During the month, KPLC and KenGen released their full year financials. KPLC profit after tax increased by 258.68% y/y to KES 1.49Bn. The increase was seen from a rise in revenue derived from the reopening of the economy and a larger consumer base. Additionally, cost management and financing strategies boosted the significant increase in profits. Meanwhile, KenGen saw net earnings decrease by 93.94% to KES 1.19Bn. The large decrease was attributed to the reinstatement of income tax obligations that had been relaxed in 2020, this resulted in an increase in tax payments by 195.92% y/y to KES 13.6Bn in 2021. Nonetheless, the board recommended a KES 0.30 dividend that is likely to increase investor sentiment and support the counter.

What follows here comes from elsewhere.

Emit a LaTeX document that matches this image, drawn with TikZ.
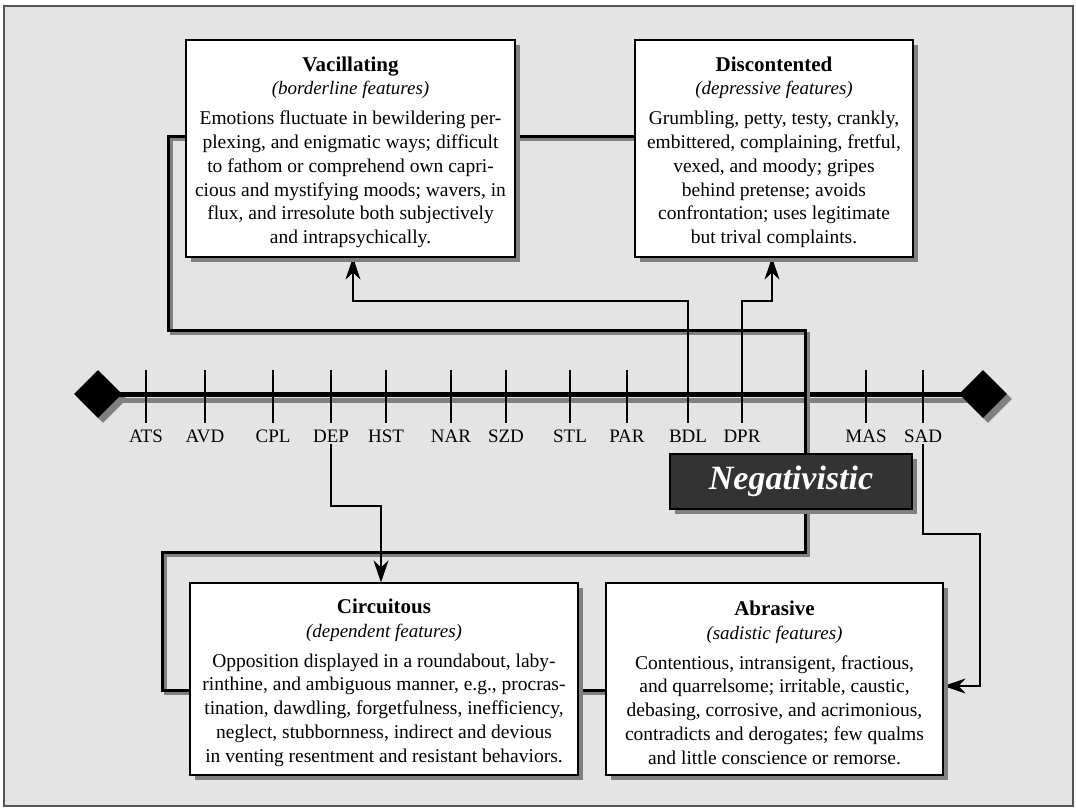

Inflation declined to 6.45% in October versus 6.91% in September. The decrease was attributed to lower transport prices during the month as the government reinstated the fuel subsidy to reduce pressure on prices. Meanwhile, the food and nonalcoholic beverage index increased by 1.11% to 10.60% due to lower agricultural production as weather conditions remained unfavorable.

Crude oil prices hit a seven-year high in early October pushed up by energy supply concerns and continued low oil stocks resulting in the commodity touching highs of $85.43 per barrel. In Kenya, the Energy and Petroleum Regulatory Authority (EPRA) subsidized local pump prices leading to a decrease in the price of petrol and diesel by KES 5.00 to KES 129.72 and KES 110.60 respectively.

The month of October also saw a weakening shilling that hit a 10-month low against the dollar closing the month at KES 111.21, this was driven by an increasing import bill and lower agricultural exports.